Deep Eutectic Solvents in Lignocellulosic Biorefineries: A Comprehensive Review of Mechanistic Insights, Molecular Modeling, and Artificial Intelligence

Abstract

Deep eutectic solvents (DESs) have gained significant attention as solvents and catalysts in a wide range of research applications owing to their attractive properties, ease of preparation, low cost, and environmental friendliness. In recent years, the application of DESs in lignocellulosic biomass pretreatment has been growing rapidly, driven by the ability to tailor DES compositions to meet the specific processing needs of different biomass components.

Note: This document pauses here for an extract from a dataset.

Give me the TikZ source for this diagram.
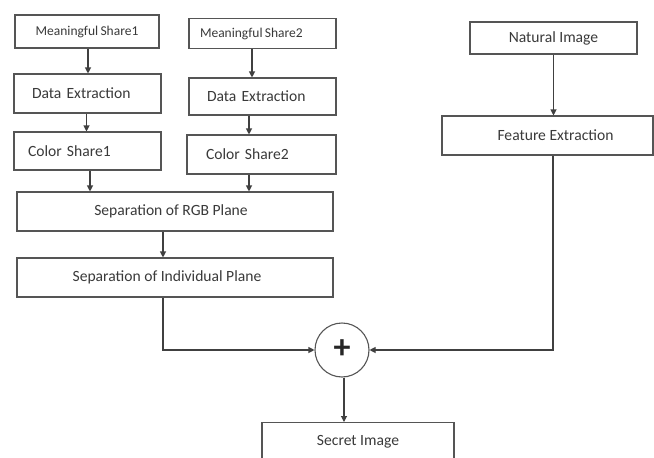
\documentclass[tikz,border=0pt]{standalone}
\usepackage{fontspec}
\setmainfont{Carlito}
\usetikzlibrary{arrows.meta}
\definecolor{linec}{HTML}{555555}
\definecolor{txtc}{HTML}{3A3A3A}
\tikzset{
  box/.style={draw=linec, line width=1.1pt, rectangle, inner sep=0pt, text=txtc,
    font=\fontsize{15.6}{17}\selectfont},
  lbox/.style={box, align=left},
  small/.style={font=\fontsize{13.5}{15}\selectfont},
  conn/.style={draw=black!75, line width=1.1pt},
  arr/.style={conn, -{Triangle[length=6pt,width=6pt]}}
}
\begin{document}
\begin{tikzpicture}[x=1pt,y=-1pt]
\clip (0,0) rectangle (654,458);
\fill[white] (0,0) rectangle (654,458);
% left column
\node[box, small, minimum width=144pt, minimum height=33pt] (ms1) at (87,31.5) {Meaningful\,Share1};
\node[lbox, text width=111pt, inner xsep=18pt, minimum height=39pt] (de1) at (87.5,93.5) {Data Extraction};
\node[lbox, text width=119pt, inner xsep=14pt, minimum height=38pt] (cs1) at (87.5,151) {Color Share1};
% middle column
\node[lbox, small, text width=125pt, inner xsep=11pt, minimum height=30pt] (ms2) at (262.5,33.5) {Meaningful\,Share2};
\node[lbox, text width=111pt, inner xsep=18pt, minimum height=37pt] (de2) at (262.5,96.5) {Data Extraction};
\node[lbox, text width=111pt, inner xsep=19pt, minimum height=39pt] (cs2) at (261.5,154.5) {Color Share2};
% wide boxes
\node[box, minimum width=316pt, minimum height=39pt] (rgb) at (175,211.5) {\hspace*{-8pt}Separation of RGB Plane};
\node[box, minimum width=316pt, minimum height=39pt] (ind) at (175,277.5) {\hspace*{-16pt}Separation of Individual Plane};
% right column
\node[box, minimum width=167pt, minimum height=32pt] (ni) at (553.5,38) {Natural Image};
\node[box, minimum width=211pt, minimum height=39pt] (fe) at (547.5,135.5) {\hspace*{16pt}Feature Extraction};
% adder and output
\node[circle, draw=linec, line width=1.1pt, minimum size=54pt, inner sep=0pt,
  font=\fontsize{34}{34}\selectfont\bfseries, text=black!85] (add) at (342,350) {\raisebox{1pt}{+}};
\node[box, minimum width=192pt, minimum height=44pt, anchor=north] (si) at (358,422) {\raisebox{8pt}{Secret Image}};
% connectors
\draw[arr] ([xshift=1pt]ms1.south) -- ([xshift=1pt]ms1.south |- de1.north);
\draw[arr] ([xshift=-1pt]de1.south) -- ([xshift=-1pt]de1.south |- cs1.north);
\draw[arr] ([xshift=2.5pt]cs1.south) -- ([xshift=2.5pt]cs1.south |- rgb.north);
\draw[arr] ([xshift=-10.5pt]ms2.south) -- ([xshift=-10.5pt]ms2.south |- de2.north);
\draw[arr] ([xshift=-13.5pt]de2.south) -- ([xshift=-13.5pt]de2.south |- cs2.north);
\draw[arr] ([xshift=-12.5pt]cs2.south) -- ([xshift=-12.5pt]cs2.south |- rgb.north);
\draw[arr] ([xshift=-12pt]rgb.south) -- ([xshift=-12pt]rgb.south |- ind.north);
\draw[arr] ([xshift=-12pt]ind.south) |- (add.west);
\draw[arr] (ni.south) -- (ni.south |- fe.north);
\draw[arr] ([xshift=5.5pt]fe.south) |- (add.east);
\draw[arr] ([xshift=2pt]add.south) -- ([xshift=2pt]add.south |- si.north);
\end{tikzpicture}
\end{document}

Despite the recent progress, biomass pretreatment using DESs still lacks a comprehensive understanding of the relevant interactions and designing principles. Here we review emerging strategies that combine experimental approaches, computational chemistry, and machine learning (ML) techniques to develop DESs with improved pretreatment efficiency. We summarize studies that investigate the effects of DES pretreatment on lignocellulosic biomass and what is known about the underlying mechanisms. The role of quantum chemical calculations and molecular dynamics simulations in revealing molecular-level interactions and plausible depolymerization mechanism is discussed. The implementation, challenges and limitations of ML are discussed in DES-based biomass pretreatment together with DES recovery methods aimed at reducing pretreatment costs on the economic feasibility and life-cycle environmental impacts of DES-based processes. Finally, we outline future research directions for advancing DES applications in lignocellulosic biomass pretreatment.